Counseling as the Key to Countering Domestic Terrorism

A group of Elliott School graduate student researchers said a disconnect between police and local communities has implications for countering violent extremism and racial injustice.

Protestors Walking on Street
Black Lives Matter protests against policy brutality and racial injustice continue across the country following the killing of George Floyd by police in Minneapolis in May.
June 19, 2020

By Tatyana Hopkins

While studying best practices for countering domestic terrorism at the local level, a group of George Washington University graduate students found that police forces are not the best mediums to deliver prevention and response programs that combat the rising trends of white nationalism, radical Islam and other forms of violent extremism.

“Programs administered by police and security services often undergo local criticism for racially or ethnically motivated profiling and often lack the capabilities or capacity to provide necessary mental or psychological assistance for victims of radicalization,” said Jennifer DeNardis, a member of the group.

She said programs that incorporated mentoring and counseling as key programmatic components, and that were not run by law enforcement, tended to be more successful and faced less scrutiny, leading to greater acceptance by the local community.

As part of a capstone course in the Elliott School of International Affairs, the group of graduating master’s students including Ms. DeNardis, Christopher Estep, AnnaBeth Lawless and Jesse Ramsdell conducted an in-depth analysis of existing local countering violent extremism programs.

Focusing on programs in Boston, Chicago, Denver and Minneapolis as case studies, the team developed policy recommendations for the U.S. Department of Homeland Security on how to develop a basic framework for local deradicalization programs.

“Different actors play a role in local programming landscapes, from federal agencies and municipal governments to local police departments and philanthropic or activist organizations,” Mr. Estep said. “However, local governments should take the lead in developing their own programming as they are best suited to understand and respond to the needs of the local community.”

Implicit in their findings was a disconnect between local police and local communities. This, the group said, has implications not only for countering domestic extremism but also for the issues of racial injustice currently being amplified in nationwide protests sparked by the killing of George Floyd by police in Minneapolis.

“The team's study indicates that first of all, white nationalism is a problem that has been recognized by major metropolitan areas of the U.S.,” said Rollie Lal, the professor leading the capstone course. “It isn't chance that Minneapolis has created a program to combat the problem. They know that white nationalists are a destabilizing force in their municipality.”

Mr. Ramsdell said last year, the program in Minneapolis, which is touted as one of the most successful in terms of lowering the rate of recidivism, worked with about 12 white

supremacist and 13 Islamic extremists.

Dr.
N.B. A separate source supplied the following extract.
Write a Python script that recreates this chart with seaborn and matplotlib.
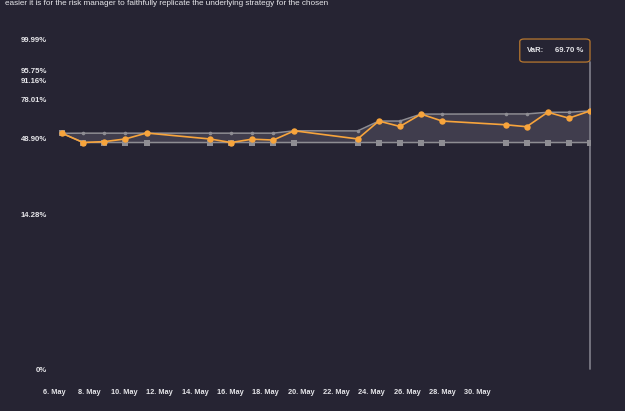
import numpy as np
import pandas as pd
import matplotlib
matplotlib.use("Agg")
import matplotlib.pyplot as plt
from matplotlib.patches import FancyBboxPatch
import seaborn as sns

# trading days shown on the chart
dates = ["2019-05-06", "2019-05-07", "2019-05-08", "2019-05-09", "2019-05-10",
         "2019-05-13", "2019-05-14", "2019-05-15", "2019-05-16", "2019-05-17",
         "2019-05-20", "2019-05-21", "2019-05-22", "2019-05-23", "2019-05-24",
         "2019-05-27", "2019-05-28", "2019-05-29", "2019-05-30", "2019-05-31"]

# series values (percent)
var_values = [52.7, 47.0, 47.4, 48.6, 52.9,
              48.6, 47.0, 48.5, 48.1, 54.6,
              48.6, 62.0, 57.9, 67.3, 62.0,
              59.2, 57.7, 68.7, 64.2, 69.70]
upper_values = [52.7, 52.8, 52.8, 52.8, 52.8,
                52.8, 52.8, 52.8, 52.8, 54.6,
                54.5, 62.0, 62.0, 67.3, 67.3,
                67.4, 67.4, 68.7, 68.7, 69.70]
lower_values = [52.7, 47.0, 47.0, 47.0, 47.0,
                47.0, 47.0, 47.0, 47.0, 47.0,
                47.0, 47.0, 47.0, 47.0, 47.0,
                47.0, 47.0, 47.0, 47.0, 47.0]

# y axis tick labels (percentile axis)
y_ticks = [0, 14.28, 48.90, 78.01, 91.16, 95.75, 99.99]
y_tick_labels = ["0%", "14.28%", "48.90%", "78.01%", "91.16%", "95.75%", "99.99%"]
x_tick_labels = ["6. May", "8. May", "10. May", "12. May", "14. May", "16. May", "18. May",
                 "20. May", "22. May", "24. May", "26. May", "28. May", "30. May"]

BG = "#262433"
ORANGE = "#f7a43c"
GRAY = "#8e8d93"
TEXT = "#e6e6ea"

sns.set_style("dark", rc={"axes.facecolor": BG, "figure.facecolor": BG})
plt.rcParams["font.family"] = ["Liberation Sans", "DejaVu Sans"]

df = pd.DataFrame({"date": pd.to_datetime(dates), "var": var_values,
                   "upper": upper_values, "lower": lower_values})
df["day"] = (df["date"] - df["date"].iloc[0]).dt.days

fig = plt.figure(figsize=(6.25, 4.11), dpi=100)
ax = fig.add_axes([54 / 625, 41.7 / 411, 536 / 625, 329.3 / 411])

# non-linear percentile axis: tick values placed at fixed fractions of the height
tick_frac = [0, 0.4686, 0.7015, 0.8178, 0.8755, 0.9059, 1.0]
fwd = lambda v: np.interp(v, y_ticks, tick_frac)
inv = lambda p: np.interp(p, tick_frac, y_ticks)
ax.set_yscale("function", functions=(fwd, inv))

ax.fill_between(df["day"], df["lower"], df["upper"], color="#403d4d", lw=0, zorder=1)
sns.lineplot(data=df, x="day", y="lower", ax=ax, color=GRAY, lw=1.1,
             marker="s", markersize=3.8, markeredgewidth=0, zorder=2)
sns.lineplot(data=df, x="day", y="upper", ax=ax, color=GRAY, lw=1.1,
             marker="o", markersize=2.6, markeredgewidth=0, zorder=3)
sns.lineplot(data=df, x="day", y="var", ax=ax, color=ORANGE, lw=1.2,
             marker="o", markersize=4.6, markeredgewidth=0, zorder=4)

# crosshair at the last point
last_day = df["day"].iloc[-1]
ax.axvline(last_day, ymin=0, ymax=0.933, color="#7a7984", lw=1.3, zorder=1.5,
           clip_on=False)

ax.set_xlim(-0.38, last_day)
ax.set_ylim(0, 99.99)
ax.set_yticks(y_ticks)
ax.set_yticklabels(y_tick_labels)
ax.set_xticks(np.arange(len(x_tick_labels)) * 1.671 - 0.38)
ax.set_xticklabels(x_tick_labels)
ax.tick_params(axis="y", length=0, pad=5, labelsize=5.6, labelcolor=TEXT)
ax.tick_params(axis="x", length=0, pad=14, labelsize=5.3, labelcolor=TEXT)
for lbl in ax.get_xticklabels() + ax.get_yticklabels():
    lbl.set_fontweight("bold")
ax.set_xlabel("")
ax.set_ylabel("")
ax.grid(False)
for s in ax.spines.values():
    s.set_visible(False)

# tooltip box at the last point
box = FancyBboxPatch((0.869, 0.933), 0.131, 0.070, transform=ax.transAxes,
                     boxstyle="round,pad=0,rounding_size=0.008", fc=BG, ec="#b8782f",
                     lw=0.9, zorder=5, clip_on=False)
ax.add_patch(box)
ax.text(0.882, 0.968, "VaR:", transform=ax.transAxes, color=TEXT, fontsize=5.6,
        fontweight="bold", ha="left", va="center", zorder=6)
ax.text(0.988, 0.968, "%.2f %%" % var_values[-1], transform=ax.transAxes, color=TEXT,
        fontsize=5.6, fontweight="bold", ha="right", va="center", zorder=6)

# text from the surrounding page
fig.text(5 / 625, 0.999, "easier it is for the risk manager to faithfully replicate the underlying strategy for the chosen",
         color=TEXT, fontsize=5.9, ha="left", va="top")

fig.savefig("out.png", dpi=100, facecolor=BG)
Lal said issues with white nationalism and other extremist ideologies directly relate to police brutality.

“Cities in the study have clearly identified that white nationalism is a problem and have funded programs to combat it,” she said. “That means it is a factor in the police forces as well, as police forces are drawn from society.”

In addition to developing programs based on providing social services, with sustainable funding, the group recommends providing similar resources to police.

“The issues that we studied, and that are currently being discussed at the national level, do not have easy solutions,” Ms. Lawless said. “But our research underscores the importance of efforts by police departments to engage with their local communities, especially when it comes to countering violent extremism and domestic terrorism.”